L.O.V.E.

My sister, Anna, surprised me in the very best way last week when she brought me my grandmother’s wooden creche with all the figures, including the baby Jesus, Mary, Joseph, the three wise men, the guardian angels, and all the sheep, cattle, and camels. Now anyone who knows me knows I’m not in any way “church-y,” so it might seem strange that I’d be touched by this surprise. I don’t attend church nowadays, but I did go to the First Congregational Church in South Haven for years with my grandma. It was during one of these Sunday visits after church each holiday season when my grandma would get out the creche and all the accessories to set up the manger scene. My grandma believed in God, and she loved Jesus. I believed in my Grandma, so I accepted God and Jesus, too. Together we’d spread the straw in the bottom of the wooden creche my grandfather had made, line up the wise men, and lay baby Jesus in the manger. My sister’s unexpected gift of the creche took me back to that time. A time and place in which I felt safe.

Since those childhood days of safe Sundays with Grandma, I’ve been trying desperately to recapture that feeling, trying to find where I belong. Maybe everyone feels like that, lost and alone. Perhaps I’m not “special” in always feeling a bit like an outsider. An outsider in my own family and with my peers. I know this sounds cliche, but one day while I was distracted by merely trying to survive and find a job to pay my own way in this world, this elusive sense of safety and belonging found me. My work as a teacher is where I’ve recaptured that reassuring sense of safety and acceptance. From the very beginning, my first principal took care of me, changing my tire when I discovered I had a flat after our interview. During my first year of teaching, I remember the family who showed they cared, inviting me over for a home-cooked lunch.

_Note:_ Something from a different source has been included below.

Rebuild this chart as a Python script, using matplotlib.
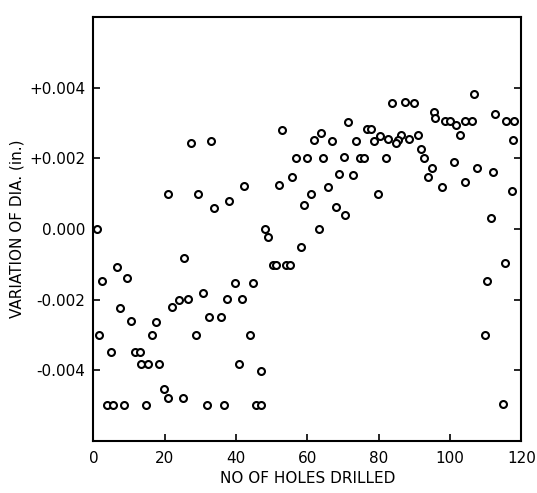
import matplotlib
matplotlib.use("Agg")
import matplotlib.pyplot as plt

# hole number and diameter variation (in.)
holes = [
    1.1, 20.8, 6.7, 2.3, 9.3, 22.1, 7.4, 10.6, 17.6, 1.5,
    16.4, 4.8, 11.6, 13.0, 13.4, 15.4, 18.4, 19.8, 20.9, 3.7,
    5.6, 8.7, 14.7, 27.3, 32.9, 29.2, 33.9, 38.1, 42.2, 48.2,
    48.9, 25.3, 39.6, 44.8, 30.6, 23.9, 26.5, 37.5, 41.7, 32.4,
    35.8, 28.7, 43.9, 40.7, 47.1, 25.1, 31.9, 36.7, 45.6, 46.9,
    71.4, 53.0, 61.9, 63.9, 66.9, 56.9, 59.8, 64.5, 70.3, 68.9,
    55.7, 51.9, 65.9, 61.0, 59.0, 67.9, 70.4, 63.2, 58.2, 50.4,
    51.3, 53.9, 55.0, 83.6, 87.4, 90.0, 95.4, 95.7, 76.6, 77.9,
    80.4, 82.7, 86.2, 85.4, 84.8, 88.5, 90.9, 78.7, 73.7, 91.8,
    92.6, 74.8, 76.0, 82.0, 94.8, 93.9, 72.8, 79.8, 106.8, 98.7,
    100.1, 101.7, 102.9, 104.3, 106.1, 112.7, 115.8, 117.8, 117.6, 101.0,
    97.7, 107.5, 104.1, 111.9, 117.3, 111.6, 115.3, 110.3, 109.7, 114.8,
]
variation = [
    0.0000, 0.0010, -0.00107, -0.00146, -0.00140, -0.00221, -0.00223, -0.00260, -0.00263, -0.00299,
    -0.00300, -0.00349, -0.00349, -0.00349, -0.00382, -0.00382, -0.00382, -0.00452, -0.00479, -0.00498,
    -0.00498, -0.00498, -0.00498, 0.00242, 0.00249, 0.00100, 0.00060, 0.00079, 0.00121, -0.00001,
    -0.00022, -0.00082, -0.00152, -0.00153, -0.00182, -0.00200, -0.00199, -0.00198, -0.00199, -0.00250,
    -0.00250, -0.00300, -0.00301, -0.00383, -0.00403, -0.00479, -0.00499, -0.00497, -0.00497, -0.00497,
    0.00303, 0.00281, 0.00253, 0.00272, 0.00250, 0.00202, 0.00200, 0.00202, 0.00204, 0.00156,
    0.00146, 0.00124, 0.00119, 0.00099, 0.00068, 0.00062, 0.00039, 0.00001, -0.00051, -0.00103,
    -0.00103, -0.00103, -0.00103, 0.00358, 0.00360, 0.00358, 0.00330, 0.00313, 0.00283, 0.00283,
    0.00264, 0.00255, 0.00267, 0.00253, 0.00242, 0.00254, 0.00265, 0.00250, 0.00250, 0.00227,
    0.00202, 0.00201, 0.00201, 0.00201, 0.00172, 0.00146, 0.00152, 0.00099, 0.00381, 0.00305,
    0.00305, 0.00294, 0.00266, 0.00307, 0.00307, 0.00326, 0.00306, 0.00306, 0.00252, 0.00190,
    0.00118, 0.00173, 0.00134, 0.00162, 0.00107, 0.00030, -0.00095, -0.00147, -0.00301, -0.00494,
]

x_ticks = [0, 20, 40, 60, 80, 100, 120]
y_ticks = [-0.004, -0.002, 0.0, 0.002, 0.004]
y_tick_labels = ["-0.004", "-0.002", "0.000", "+0.002", "+0.004"]

fig = plt.figure(figsize=(5.37, 4.93), dpi=100)
ax = fig.add_axes([0.174, 0.1055, 0.797, 0.86])

ax.plot(holes, variation, linestyle="none", marker="o", markersize=5,
        markerfacecolor="white", markeredgecolor="black", markeredgewidth=1.5)

ax.set_xlim(0, 120)
ax.set_ylim(-0.006, 0.006)
ax.set_xticks(x_ticks)
ax.set_yticks(y_ticks)
ax.set_yticklabels(y_tick_labels)
ax.tick_params(direction="in", length=5, width=1.2, labelsize=11,
               top=False, right=True)
ax.tick_params(axis="x", pad=7)
ax.tick_params(axis="y", pad=6)

for s in ax.spines.values():
    s.set_linewidth(1.5)

ax.set_xlabel("NO OF HOLES DRILLED", fontsize=11)
ax.set_ylabel("VARIATION OF DIA. (in.)", fontsize=11)
ax.xaxis.set_label_coords(0.5, -0.07)
ax.yaxis.set_label_coords(-0.162, 0.5)

fig.savefig("out.png", dpi=100)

When I volunteered to be the middle school ski advisor, it was the kids who took me under their wing, coaching me on how to slowly grasp the tow rope to take me back up the Bunny Hill. Students have been my greatest supporters, writing me poems and shouting my name across bleachers at football games, across the mall parking lot, and in the hallways each morning as they pass by my doorway.

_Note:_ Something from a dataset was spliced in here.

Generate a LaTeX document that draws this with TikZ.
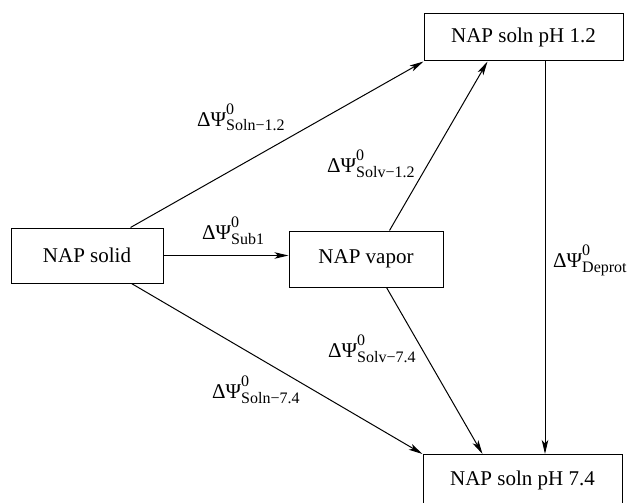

Five years ago this fall, I returned to teaching after suffering a stroke and cerebral hemmorhage. A feeling so strong pulled me back to the safety, the familiarity of the classroom. I started this blog as a way to remember and capture in writing all the reasons I had to return to teaching. At the time, I couldn’t explain it fully to my family and friends who begged me to reconsider and worried I would not be able to “keep up” or withstand the demands of the job. I couldn’t really even explain my stubborn insistence that I return to teaching to myself. I just knew I would be forever broken if I did not.

Well, having written and reread my reflections over the past three years, I think I may have identified the underlying reason I had to return. The reason is simple…love. I returned to this teaching life, so I could give and receive love. I needed this love. And I needed to give that love to those young faces in my classroom, looking up at me, their eyes full of of hope and, sometimes, hurt.

Love brought me back to teaching and it is love that keeps me there now.

2 Replies to “L.O.V.E.”

  1. This is your best and most insightful piece yet. I am so struck by your wisdom and it humbles me. Thank you for keeping me in your loop!